Al pubblico chiede in un amichevole sondaggio ad alzata di mano chi è ateo, chi agnostico, chi dubbioso. A questa domanda pochi alzano la mano e lei dice «bugiardi». Qual è il suo più grande dubbio?
«Il dubbio di Giuda, che è anche l’origine della crisi della mia vita di fede».
Il tradimento?
«No. Giuda si è impiccato non perché ha tradito, ma perché non credeva di poter essere perdonato».
Che cosa la tormenta?
«Faccio una premessa. Io sono stato in tournée per la prima volta con Paolo Poli, un artista che sapeva creare un mondo roboante di fatine di cartone, di principini di pan di zucchero. Paolo era ateo, ma con un grande amore per le tradizioni ed era più buono e generoso di me. Allora ho pensato che se chi non ha fede è migliore di me, a che serve la fede?».
Già, a che serve?
«La fede non ti aiuta a essere più buono ma a sentirti amato così come sei. Me lo disse un sacerdote e fu la chiave che mi riportò in asse».
Quindi la fede libera dal senso di colpa? La religione cattolica ha rimestato nei sensi di colpa.
«Il senso di colpa è terrificante, ma il vero credente ne è libero perché si sente amato».
Lei ne è libero?
«Sono pieno di sensi di colpa (ride, ndr)».
È fedele?
«Sì, e non credo si tratti solo di fortuna, anzi credo che quella della persona giusta sia una grande utopia, una frottola che ci raccontiamo. Non basta essere innamorati per non tradire, né il non esserlo porta per forza a tradire. Credo che la chiave sia la gratitudine, il sentirsi grato nei confronti della vita. La lussuria e l’invidia sono legate. Perché tradisco?

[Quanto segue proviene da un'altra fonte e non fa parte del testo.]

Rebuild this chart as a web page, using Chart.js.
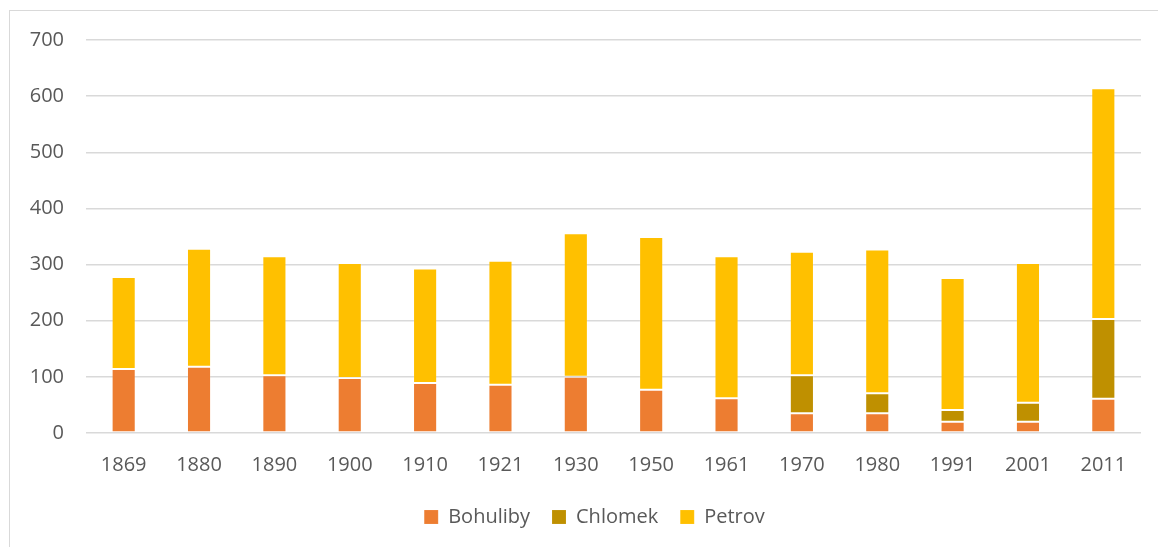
<!DOCTYPE html>
<html>
<head>
<meta charset="utf-8">
<script src="https://cdn.jsdelivr.net/npm/chart.js@4"></script>
<style>
    html, body { margin: 0; padding: 0; background: #fff; }
    #wrap { width: 1158px; height: 547px; position: relative; }
</style>
</head>
<body>
<div id="wrap"><canvas id="chart" width="1158" height="547"></canvas></div>
<script>
// sčítání lidu - počty obyvatel po částech obce
const years = ["1869", "1880", "1890", "1900", "1910", "1921", "1930", "1950", "1961", "1970", "1980", "1991", "2001", "2011"];
const bohuliby = [114, 118, 103, 98, 89, 86, 100, 77, 62, 35, 35, 20, 20, 61];
const chlomek = [0, 0, 0, 0, 0, 0, 0, 0, 0, 68, 36, 21, 34, 142];
const petrov = [164, 210, 212, 205, 204, 221, 256, 272, 253, 220, 256, 235, 249, 411];

const FONT = "'Open Sans', sans-serif";
const TEXT = "#595959";

// rámeček kolem grafu jako v Excelu
const frame = {
    id: "frame",
    beforeDraw(chart) {
        const ctx = chart.ctx;
        ctx.save();
        ctx.strokeStyle = "#d9d9d9";
        ctx.lineWidth = 1;
        ctx.strokeRect(9.5, 10.5, 2000, 2000);
        ctx.restore();
    }
};

// legenda je v originálu trochu posunutá doprava
const legendShift = {
    id: "legendShift",
    afterLayout(chart) {
        chart.legend.left += 19;
        chart.legend.right += 19;
    }
};

function dataset(label, data, color) {
    return {
        label,
        data,
        backgroundColor: color,
        borderColor: "rgba(255,255,255,0.12)",
        borderWidth: 1,
        borderSkipped: false
    };
}

new Chart(document.getElementById("chart"), {
    type: "bar",
    data: {
        labels: years,
        datasets: [
            dataset("Bohuliby", bohuliby, "#ED7D31"),
            dataset("Chlomek", chlomek, "#BF9000"),
            dataset("Petrov", petrov, "#FFC000")
        ]
    },
    plugins: [frame, legendShift],
    options: {
        responsive: false,
        animation: false,
        layout: { padding: { left: 10, right: 17, top: 40, bottom: 10 } },
        datasets: { bar: { categoryPercentage: 1, barPercentage: 0.32 } },
        plugins: {
            tooltip: { enabled: false },
            legend: {
                position: "bottom",
                labels: {
                    boxWidth: 14,
                    boxHeight: 14,
                    padding: 22,
                    color: TEXT,
                    font: { family: FONT, size: 20 }
                }
            }
        },
        scales: {
            x: {
                stacked: true,
                afterFit(scale) { scale.height -= 12; },
                grid: { display: false, drawTicks: false },
                border: { display: false },
                ticks: { color: TEXT, padding: 20, font: { family: FONT, size: 20 } }
            },
            y: {
                stacked: true,
                min: 0,
                max: 700,
                afterFit(scale) { scale.width = 76; },
                grid: { color: "#d9d9d9", lineWidth: 1.5, drawTicks: false },
                border: { display: false },
                ticks: { stepSize: 100, color: TEXT, padding: 22, font: { family: FONT, size: 20 } }
            }
        }
    }
});
</script>
</body>
</html>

Perché mi sento in credito nei confronti della vita e cerco nel tradimento un parziale risarcimento».
Come la mettiamo con l’invidia?
«Non vado a vedere spettacoli comici perché se sono più belli dei miei ci rimango male. Sono insicuro, mi servono conferme».
Cosa rappresenta il pubblico per un artista insicuro?
«La sala piena è una pacca sulla spalla insostituibile. Se hai acquistato il biglietto, sei uscito di casa, hai chiamato la baby sitter, hai cercato parcheggio per me, allora sei mio fratello, abbiamo fatto un patto di sangue».
In tv ha lavorato molto con Gigi Proietti. Chi sono i suoi maestri?
«Proietti mi ha trasmesso l’idea che la recitazione debba sembrare qualcosa di facile. Lui era un pallone in discesa, acqua che scorre su una lastra di vetro. Qualunque battuta gli usciva fuori con una semplicità incredibile e vederlo recitare era come vedere un trapezista che fa salti mortali e credere che sia facile. E poi voglio ricordare Pino Manzari, un maestro spirituale che mi ha insegnato a leggere le Sacre Scritture e Dostoevskij e a capire quanto teatro e quanta potenza narrativa ci sia in quei testi».